Roberto Aguirre-Sacasa brings the same horror stylings of his “Afterlife With Archie” series to Riverdale’s resident teenage witch with the help of artist Robert Hack in “Sabrina” #1. Sabrina makes the most sense of any of the Archie characters for a new, darker horror book, and she makes herself at home nicely in this first issue.
“Sabrina” #1 presents an origin story, which isn’t as annoying as most known character origin stories, because this one readers haven’t actually seen repeatedly over the years. Aguirre-Sacasa doesn’t pull punches on letting Sabrina’s family (her father and his sisters — notably Hilda and Zelda) be super dark. They worship Satan, they eat human flesh, and they all but kill Sabrina’s human mother Diana in order to get to Sabrina. It’s not clear what they actually do with Sabrina, but whatever it is, it doesn’t go well for mother Diana who ends up in an institution, possibly with a lobotomy. Aguirre-Sacasa skips over what happened to Sabrina’s dad, but it’s suggested that he was killed (or worse) — leaving her living with her aunts, Hilda and Zelda. It’s pretty horrific stuff overall, but it’s great that Aguirre-Sacasa isn’t afraid to go there. He embraces the idea of these characters being people too, even if they have different (and alarming) ideologies and practices that drive them.
There are a couple looks at young Sabrina, kind of a spoiled brat that throws tantrums and isn’t afraid to be magical while doing it. But the book wisely skips ahead to a teenage Sabrina living in a new city (Greendale) where Sabrina and her aunts move into a funeral home across from a cemetery. Teenage Sabrina is not necessarily a bad girl, but she has no qualms about using a dangerous love spell to get the attention of a boy she likes and the suspect morals is a nice change of pace. Her cousin, a slightly older boy, is staying with them and is a bad, but wonderfully enjoyable, influence on Sabrina, allowing her familiar — a cat named Salem — to play the voice of reason to good effect. There are some fun details as well — a couple panels of best friend Riverdale cheerleaders who will be familiar to any Archie fan — are especially delightful.

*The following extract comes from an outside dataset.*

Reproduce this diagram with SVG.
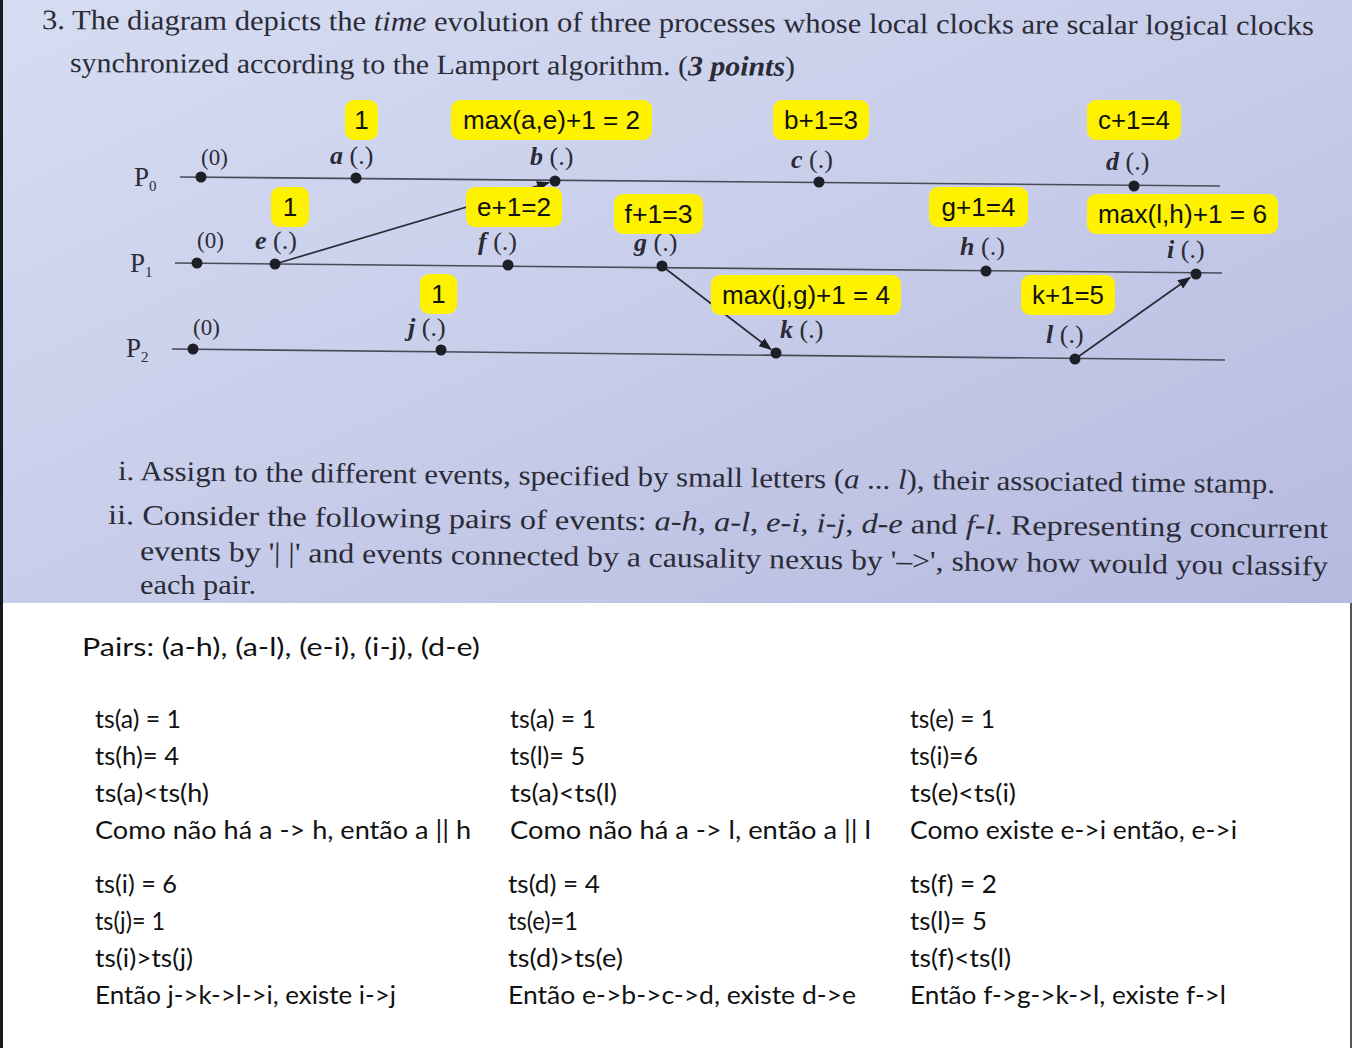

However, all of Aguirre-Sacasa’s good work would be for naught without Hack’s fantastic visuals. Hack’s style is a perfect tonal match for the dark, period tone of “Sabrina.” While it’s not quite to the level of “Afterlife With Archie” artist Francesco Francavilla’s illustration work, it’s still wonderful in its own right. Hack’s work has an evocative look thanks to his painterly style that really conveys emotion well. It capitalizes on some of the darker aspects while still keeping them pretty enough that the book doesn’t fall too far into any gory sensationalism. The work is extremely expressive, and just loose enough to maximize characters body language and emotions.
While the work is beautiful and well considered overall, there are some minor inconsistencies in how characters are rendered — especially Sabrina. Though Sabrina’s looks as she ages are well done overall, she does sometimes change too much panel-to-panel, which can be frustrating. Hack’s palette is smart and moody for the most part, with an orange-y cast to the entire book and plenty of deep black shadow to anchor things. However sometimes the execution of the color and shading does muddle certain panels, making them feel too fussy and distracting from some of the lovely illustration work.
Overall, “Sabrina” #1 is a great start to a nice little surprise of a book. With a lot of extras — 28 pages of original story, three sketchbook pages, and a five-page classic Sabrina reprint (in this case, Sabrina’s first appearance “Archie’s Madhouse” #22) — it’s also a pretty great deal.